Flipkart says it does not believe in putting all its eggs in one basket. It is therefore spreading its labels across many categories and varied price points. “At the bottom of the table is Flipkart Smartbuy which deals in low-ticket everyday items in categories where customers are usually doubtful about the quality of products they get. We then went into small appliances and personal care devices, still low cost but a little more high-involvement. Early on, we began seeing good conversion rates and great feedback, which sort of helped prove our hypothesis,” says Adarsh K Menon, head of Private Labels at Flipkart.
Moving beyond low-ticket items and into more premium categories, Flipkart has rolled out brands such as Marq in the large appliances space. While the brand does not compete with the big guns such as Samsung, LG or Sony, the buy-in cost into the category was a significant step up from data cables and even mixer grinders. Here the company says it utilised its significant understanding of customer preferences to tailor the perfect product.
Data is a valuable tool in the Flipkart consumer toolkit as is the additional surrounding infrastructure that it has built around its e-tail business. For instance for the in-house personal electronics and appliances brands, it has acquired Jeeves and F1 Info Solutions to deal with sales and post-sales service.
Flipkart is also careful with its pricing. “If we provide something with similar specifications and quality to the market, then our cost must be lower. If we provide a television at the same cost and quality as other manufacturers, then our specifications must be better. This has been our thinking with Marq and we’ve seen some of our products going on to dominate categories they play in,” says Menon.
Trust by association
In the coming months, the goal is to not only introduce more products in more categories, but also sustain sales and ensure customer satisfaction and quality with the private labels portfolio. For this the company wants customers to trust the private labels and judge them, not by the time spent in the market but, by their association with the Flipkart name.
Analysts see a risk here because the company is giving its brands a three to six month period to prove themselves. A brand is then like a unicorn, everyone has heard of one and wants to believe in it, but can’t seem to spot one, say experts. But Flipkart says it has seen initial success. In the 2017 Big Billion Day sale, the company says two months of inventory of small appliances and furniture was sold out in five days.
Menon says that the company has achieved its 12-month goal of launching private label products in 100 categories. The long term goal is to earn 15-20 percent of its revenues from in-house brands in the next 2-3 years.
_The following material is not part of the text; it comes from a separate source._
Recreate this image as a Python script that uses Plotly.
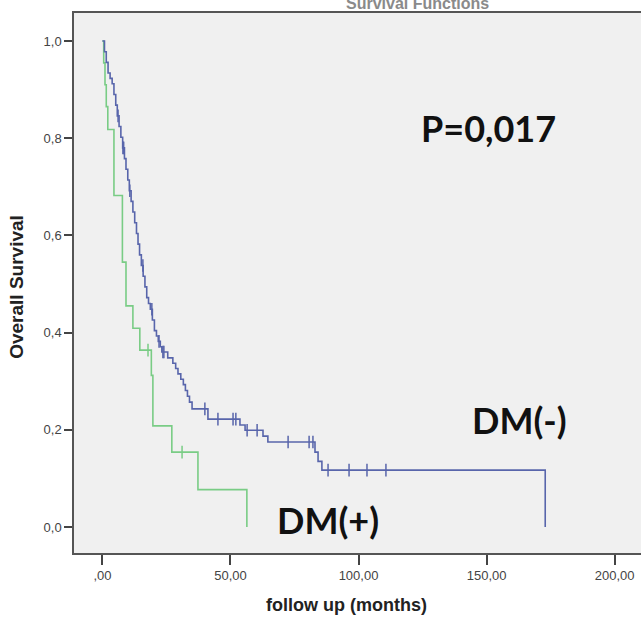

Experts are skeptical. They see the sales figures being inflated because of the special offers and deals that are being structured around the private labels and while discounting has helped the brand establish its mettle as a marketplace, it could backfire with its own labels.
“Flipkart does not have a premium image. So when you slap the Flipkart brand name onto a television, it will have the image of a low-end television set. There’s no way this brand name can attempt premiumisation and that’s a downside,” says Harish Bijoor, branding and consulting expert.
There is a counter argument to this: While many e-commerce players have built their reputation giving heavy discounts, they are not stuck being manufacturers of low-end products. Be it Walmart, Costco or Best Buy—they operate across the spectrum. The difference here is that the global players have not built their brands overnight. “There are retailers with robust private label programmes, but they have not done it on day one, it has taken some time. With Flipkart being a venture backed player, I have my doubts if they will get enough time to execute such a strategy,” says Devangshu Dutta, chief executive at consulting firm Third Eyesight.